With quiet, painterly exterior compositions, lush chiaroscuro interior lighting, exquisitely good casting and a fine storyteller’s instinct for how the depths of human experience can be probed tellingly in a relatively short film, Erice and his people aced this one. It’s short, interesting, evocative and entertaining and I couldn’t help but think of it as a precursor to Guillermo del Toro’s fine films The Devil’s Backbone and Pan’s Labyrinth, both of which examine aspects and effects of the Spanish Civil War with the aid of supernatural components (though both are more brash, explicit and ambitious that the warm, reserved El Sur).
El Sur also has a film-within-a-film sequence in which the father character goes to a theater alone and sits through a key scene from a cheap B-movie that has a deep personal resonance for him, which for a movie nerd is a relatable experience that in itself felt very personal and resonant.

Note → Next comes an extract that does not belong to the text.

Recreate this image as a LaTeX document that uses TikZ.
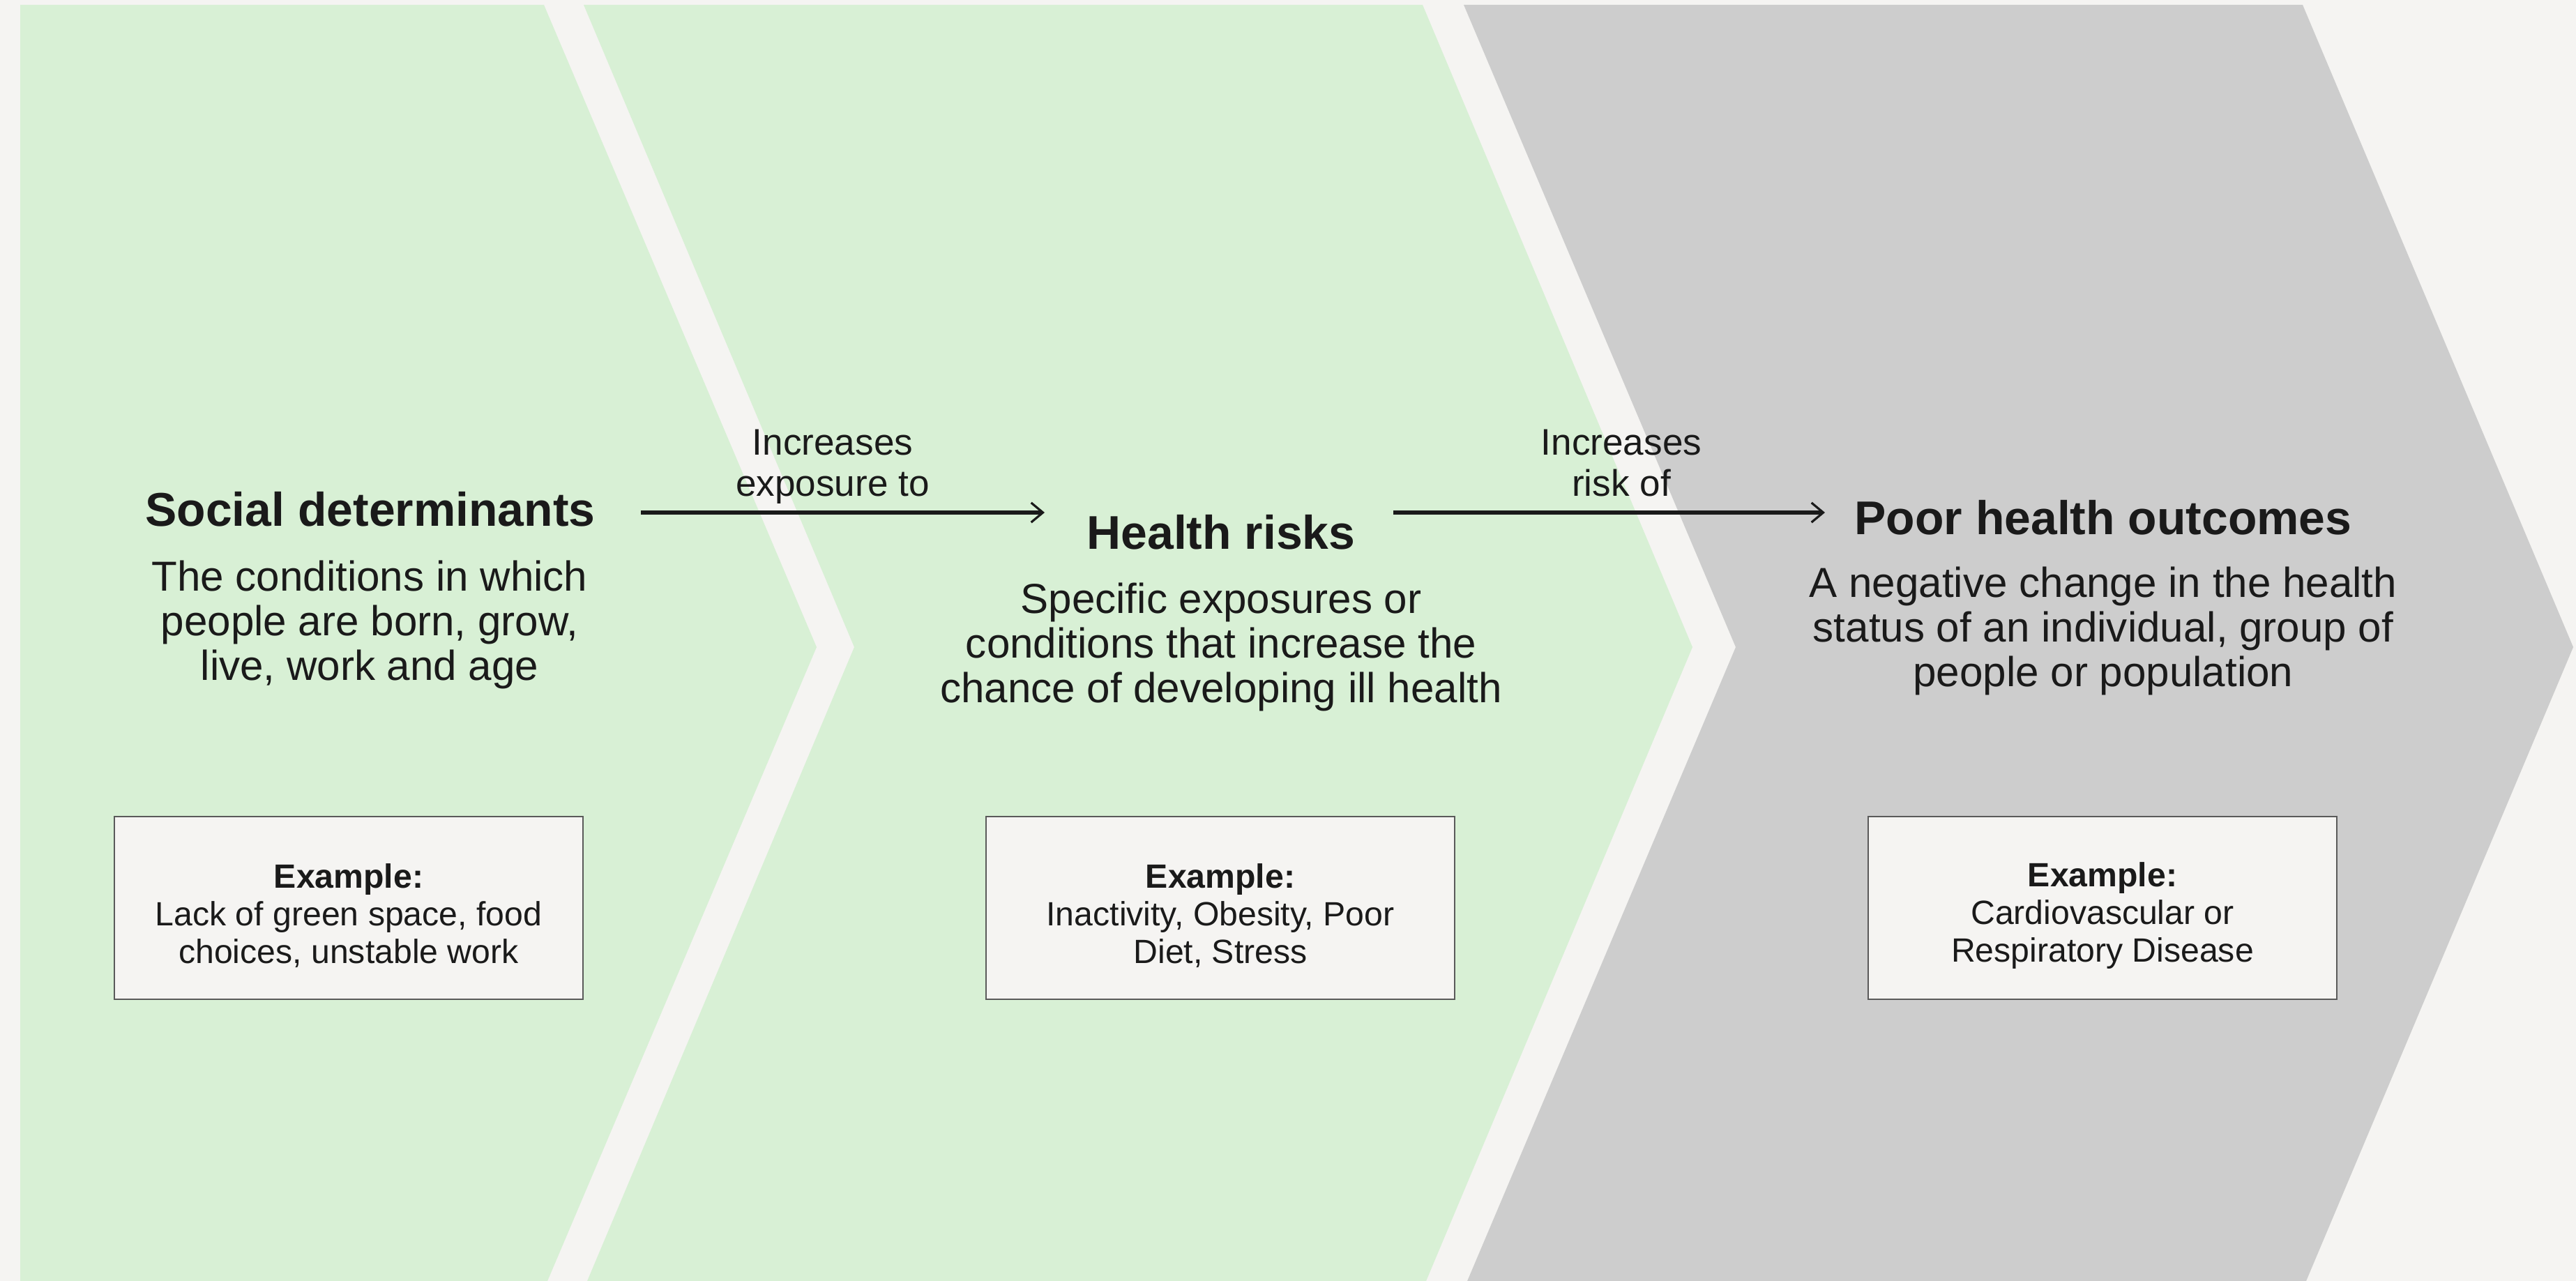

To review. The Big Chill is really, utterly terrible. Terms of Endearment isn’t good enough to recommend or bad enough to disavow. Strongly recommend El Sur as a complete work and Rumble Fish as a flawed, fascinating oddity.
Great piece, great writing. And you are SO right about The Big Chill. I saw it when it came out--it was the first mainstream film about "my" generation--and it was actually embarrassing to watch.